Pombo's report claims internal FDIC estimations showed a 50 to 70 percent chance the case would be thrown out anyway, and said that sensitive parts of the documents had been redacted.
The FDIC's pursuit of Hurwitz appeared to be stymied, in part, because he owned only 24.9 percent of the savings and loan instead of a full 25 percent.
The agency maintains that it was not interested in a debt-for-nature scheme.
"The FDIC has been on the record ever since the beginning of this that our case against Mr. Hurwitz had nothing at all to do with the trees. It was about recouping as much money as we could for the taxpayers who lost $1.6 billion when his S&L failed," spokesman David Barr told The Associated Press. He said the tree-swap idea was Hurwitz's to begin with.
Hurwitz was a close associate of former House Majority Leader Tom DeLay, R-Texas, giving at least $30,000 to DeLay and his federal causes since 2000, the L.A. Times reported. Hurwitz also gave $1,000 to Pombo's campaign in 1996.
The efforts of Pombo, Doolittle and DeLay were first reported in Sunday's Los Angeles Times.

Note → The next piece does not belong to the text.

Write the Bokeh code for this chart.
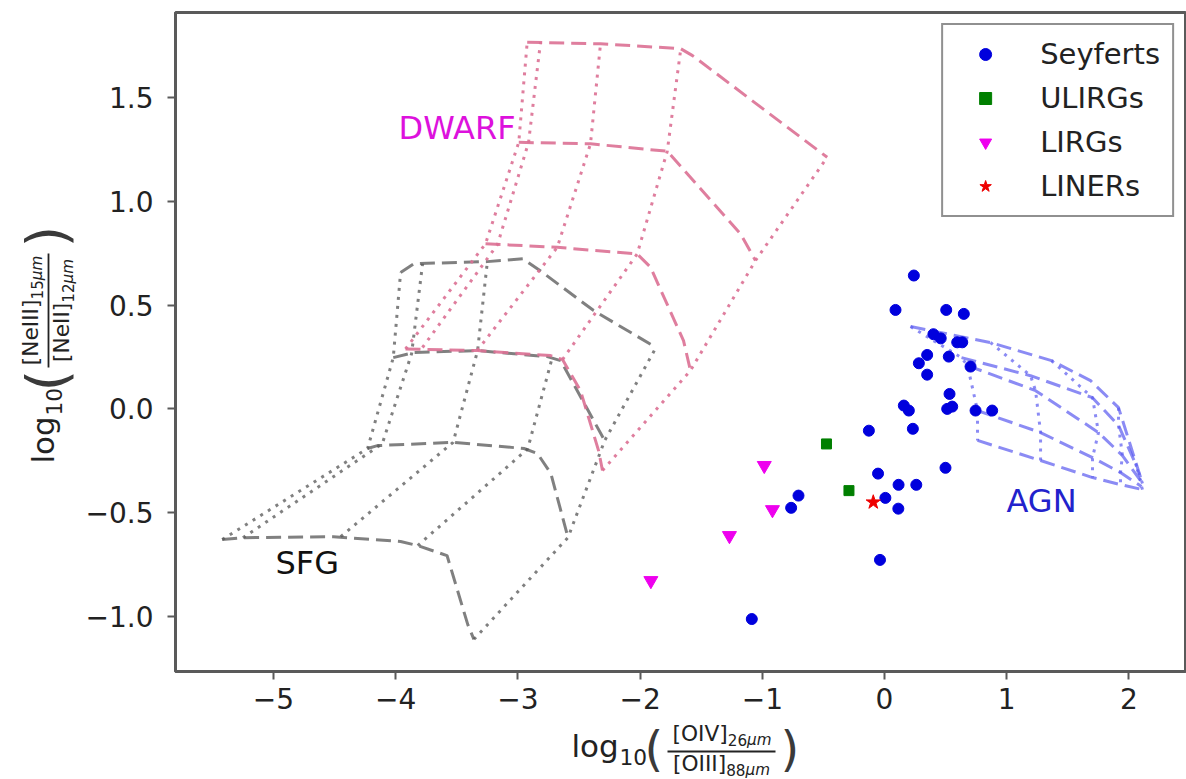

Pombo and Doolittle subpoenaed the FDIC documents while they were part of a House Committee on Resources task force created in 2000 to probe the alleged debt-for-nature scheme.
Democrats refused to join the task force to protest past actions of the committee's then-chairman, Rep. Don Young, R-Alaska, according to Daniel Weiss, a spokesman for Rep. George Miller, D-Concord, who was the ranking member on the Resources Committee at the time.
Miller criticized Pombo's and Doolittle's disclosures in a 2002 letter to House Speaker Dennis Hastert, saying that by making the documents public, the congressman gave Hurwitz's attorneys inappropriate access to internal information.
"It's irrelevant whether a member of Congress agrees or disagrees with a case," Miller spokesman Weiss said Monday. "But to seek to undermine an investigation is inappropriate."
A Resources Committee spokesman, Brian Kennedy, cited a 2005 opinion from U.S. District Judge Lynn N. Hughes that accused the FDIC of corruption and ruled in Hurwitz's favor as evidence that Pombo was in the right.
"The only investigation that was going on was one by bureaucrats, activists and politicians trying to find a way to extort this man's land," Kennedy said. "And that's what the court concluded, and that's what the task force concluded."